BEGIN Provided material
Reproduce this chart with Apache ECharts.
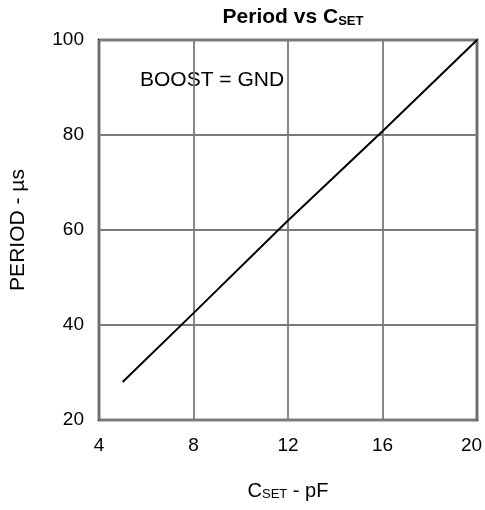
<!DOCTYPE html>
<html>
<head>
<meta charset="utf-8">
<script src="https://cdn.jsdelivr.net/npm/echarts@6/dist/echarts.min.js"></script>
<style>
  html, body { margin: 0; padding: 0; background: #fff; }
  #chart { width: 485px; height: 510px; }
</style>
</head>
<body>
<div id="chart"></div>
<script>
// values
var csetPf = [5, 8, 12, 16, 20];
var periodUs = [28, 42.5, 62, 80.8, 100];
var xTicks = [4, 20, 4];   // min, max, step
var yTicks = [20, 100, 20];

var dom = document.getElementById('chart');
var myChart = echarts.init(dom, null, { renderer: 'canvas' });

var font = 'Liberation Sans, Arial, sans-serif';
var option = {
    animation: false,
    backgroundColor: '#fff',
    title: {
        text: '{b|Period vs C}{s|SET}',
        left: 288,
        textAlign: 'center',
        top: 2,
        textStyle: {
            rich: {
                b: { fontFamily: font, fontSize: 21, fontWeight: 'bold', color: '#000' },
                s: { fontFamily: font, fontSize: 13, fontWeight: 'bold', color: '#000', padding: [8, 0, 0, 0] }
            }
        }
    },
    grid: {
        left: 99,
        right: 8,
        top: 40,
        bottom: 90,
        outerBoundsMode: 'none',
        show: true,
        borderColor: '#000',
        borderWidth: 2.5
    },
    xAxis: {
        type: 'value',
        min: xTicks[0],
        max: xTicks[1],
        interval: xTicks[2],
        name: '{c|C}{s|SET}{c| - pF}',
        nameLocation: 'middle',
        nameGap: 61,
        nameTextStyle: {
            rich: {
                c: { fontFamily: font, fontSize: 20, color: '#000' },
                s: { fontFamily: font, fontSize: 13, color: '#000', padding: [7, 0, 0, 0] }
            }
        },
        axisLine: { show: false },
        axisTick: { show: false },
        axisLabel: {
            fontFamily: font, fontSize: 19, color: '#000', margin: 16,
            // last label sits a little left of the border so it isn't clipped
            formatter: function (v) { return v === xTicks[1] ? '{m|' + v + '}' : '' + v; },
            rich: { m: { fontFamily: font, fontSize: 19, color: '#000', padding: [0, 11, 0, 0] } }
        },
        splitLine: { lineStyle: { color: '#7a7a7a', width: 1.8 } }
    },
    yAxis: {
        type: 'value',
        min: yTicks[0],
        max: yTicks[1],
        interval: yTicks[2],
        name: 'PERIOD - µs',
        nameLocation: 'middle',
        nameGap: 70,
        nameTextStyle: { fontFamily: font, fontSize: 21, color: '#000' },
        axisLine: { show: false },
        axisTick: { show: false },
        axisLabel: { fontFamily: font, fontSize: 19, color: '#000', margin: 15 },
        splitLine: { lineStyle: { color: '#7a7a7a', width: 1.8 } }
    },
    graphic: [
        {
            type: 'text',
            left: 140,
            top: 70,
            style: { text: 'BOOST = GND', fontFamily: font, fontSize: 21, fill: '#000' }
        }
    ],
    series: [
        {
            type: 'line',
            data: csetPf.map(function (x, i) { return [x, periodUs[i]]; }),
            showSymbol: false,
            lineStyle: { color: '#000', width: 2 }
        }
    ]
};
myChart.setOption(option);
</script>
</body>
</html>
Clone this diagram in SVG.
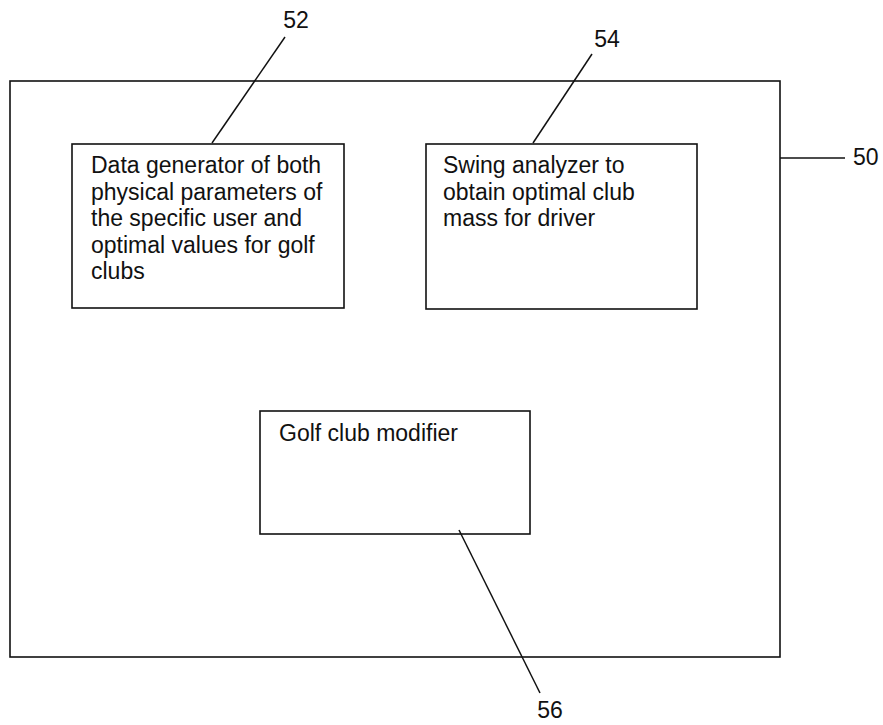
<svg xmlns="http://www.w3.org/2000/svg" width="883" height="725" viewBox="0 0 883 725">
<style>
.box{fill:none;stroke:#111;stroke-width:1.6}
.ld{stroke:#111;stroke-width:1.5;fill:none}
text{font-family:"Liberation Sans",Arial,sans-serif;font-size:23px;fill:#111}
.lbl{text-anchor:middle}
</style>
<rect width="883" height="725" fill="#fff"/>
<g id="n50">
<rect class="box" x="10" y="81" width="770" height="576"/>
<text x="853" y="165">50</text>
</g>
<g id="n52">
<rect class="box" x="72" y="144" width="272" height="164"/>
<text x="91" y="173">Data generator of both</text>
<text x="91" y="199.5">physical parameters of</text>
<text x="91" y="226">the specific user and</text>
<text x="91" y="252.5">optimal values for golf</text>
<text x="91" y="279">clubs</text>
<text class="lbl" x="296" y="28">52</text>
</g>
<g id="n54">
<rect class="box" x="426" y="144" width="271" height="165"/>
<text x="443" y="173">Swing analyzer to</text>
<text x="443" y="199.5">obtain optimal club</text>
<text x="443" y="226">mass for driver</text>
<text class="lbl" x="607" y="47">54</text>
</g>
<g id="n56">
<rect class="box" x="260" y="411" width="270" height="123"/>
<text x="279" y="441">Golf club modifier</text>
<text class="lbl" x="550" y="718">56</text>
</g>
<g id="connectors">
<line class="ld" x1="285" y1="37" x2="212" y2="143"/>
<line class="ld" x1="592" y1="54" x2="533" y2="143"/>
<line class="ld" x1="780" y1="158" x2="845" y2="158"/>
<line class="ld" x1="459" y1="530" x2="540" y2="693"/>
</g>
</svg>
END Provided material
Instructions to follow:
Every line should be retyped exactly, with the pictures omitted.

Exercise solution:
Reproduce this chart with Apache ECharts.
<!DOCTYPE html>
<html>
<head>
<meta charset="utf-8">
<script src="https://cdn.jsdelivr.net/npm/echarts@6/dist/echarts.min.js"></script>
<style>
  html, body { margin: 0; padding: 0; background: #fff; }
  #chart { width: 485px; height: 510px; }
</style>
</head>
<body>
<div id="chart"></div>
<script>
// values
var csetPf = [5, 8, 12, 16, 20];
var periodUs = [28, 42.5, 62, 80.8, 100];
var xTicks = [4, 20, 4];   // min, max, step
var yTicks = [20, 100, 20];

var dom = document.getElementById('chart');
var myChart = echarts.init(dom, null, { renderer: 'canvas' });

var font = 'Liberation Sans, Arial, sans-serif';
var option = {
    animation: false,
    backgroundColor: '#fff',
    title: {
        text: '{b|Period vs C}{s|SET}',
        left: 288,
        textAlign: 'center',
        top: 2,
        textStyle: {
            rich: {
                b: { fontFamily: font, fontSize: 21, fontWeight: 'bold', color: '#000' },
                s: { fontFamily: font, fontSize: 13, fontWeight: 'bold', color: '#000', padding: [8, 0, 0, 0] }
            }
        }
    },
    grid: {
        left: 99,
        right: 8,
        top: 40,
        bottom: 90,
        outerBoundsMode: 'none',
        show: true,
        borderColor: '#000',
        borderWidth: 2.5
    },
    xAxis: {
        type: 'value',
        min: xTicks[0],
        max: xTicks[1],
        interval: xTicks[2],
        name: '{c|C}{s|SET}{c| - pF}',
        nameLocation: 'middle',
        nameGap: 61,
        nameTextStyle: {
            rich: {
                c: { fontFamily: font, fontSize: 20, color: '#000' },
                s: { fontFamily: font, fontSize: 13, color: '#000', padding: [7, 0, 0, 0] }
            }
        },
        axisLine: { show: false },
        axisTick: { show: false },
        axisLabel: {
            fontFamily: font, fontSize: 19, color: '#000', margin: 16,
            // last label sits a little left of the border so it isn't clipped
            formatter: function (v) { return v === xTicks[1] ? '{m|' + v + '}' : '' + v; },
            rich: { m: { fontFamily: font, fontSize: 19, color: '#000', padding: [0, 11, 0, 0] } }
        },
        splitLine: { lineStyle: { color: '#7a7a7a', width: 1.8 } }
    },
    yAxis: {
        type: 'value',
        min: yTicks[0],
        max: yTicks[1],
        interval: yTicks[2],
        name: 'PERIOD - µs',
        nameLocation: 'middle',
        nameGap: 70,
        nameTextStyle: { fontFamily: font, fontSize: 21, color: '#000' },
        axisLine: { show: false },
        axisTick: { show: false },
        axisLabel: { fontFamily: font, fontSize: 19, color: '#000', margin: 15 },
        splitLine: { lineStyle: { color: '#7a7a7a', width: 1.8 } }
    },
    graphic: [
        {
            type: 'text',
            left: 140,
            top: 70,
            style: { text: 'BOOST = GND', fontFamily: font, fontSize: 21, fill: '#000' }
        }
    ],
    series: [
        {
            type: 'line',
            data: csetPf.map(function (x, i) { return [x, periodUs[i]]; }),
            showSymbol: false,
            lineStyle: { color: '#000', width: 2 }
        }
    ]
};
myChart.setOption(option);
</script>
</body>
</html>
Clone this diagram in SVG.
<svg xmlns="http://www.w3.org/2000/svg" width="883" height="725" viewBox="0 0 883 725">
<style>
.box{fill:none;stroke:#111;stroke-width:1.6}
.ld{stroke:#111;stroke-width:1.5;fill:none}
text{font-family:"Liberation Sans",Arial,sans-serif;font-size:23px;fill:#111}
.lbl{text-anchor:middle}
</style>
<rect width="883" height="725" fill="#fff"/>
<g id="n50">
<rect class="box" x="10" y="81" width="770" height="576"/>
<text x="853" y="165">50</text>
</g>
<g id="n52">
<rect class="box" x="72" y="144" width="272" height="164"/>
<text x="91" y="173">Data generator of both</text>
<text x="91" y="199.5">physical parameters of</text>
<text x="91" y="226">the specific user and</text>
<text x="91" y="252.5">optimal values for golf</text>
<text x="91" y="279">clubs</text>
<text class="lbl" x="296" y="28">52</text>
</g>
<g id="n54">
<rect class="box" x="426" y="144" width="271" height="165"/>
<text x="443" y="173">Swing analyzer to</text>
<text x="443" y="199.5">obtain optimal club</text>
<text x="443" y="226">mass for driver</text>
<text class="lbl" x="607" y="47">54</text>
</g>
<g id="n56">
<rect class="box" x="260" y="411" width="270" height="123"/>
<text x="279" y="441">Golf club modifier</text>
<text class="lbl" x="550" y="718">56</text>
</g>
<g id="connectors">
<line class="ld" x1="285" y1="37" x2="212" y2="143"/>
<line class="ld" x1="592" y1="54" x2="533" y2="143"/>
<line class="ld" x1="780" y1="158" x2="845" y2="158"/>
<line class="ld" x1="459" y1="530" x2="540" y2="693"/>
</g>
</svg>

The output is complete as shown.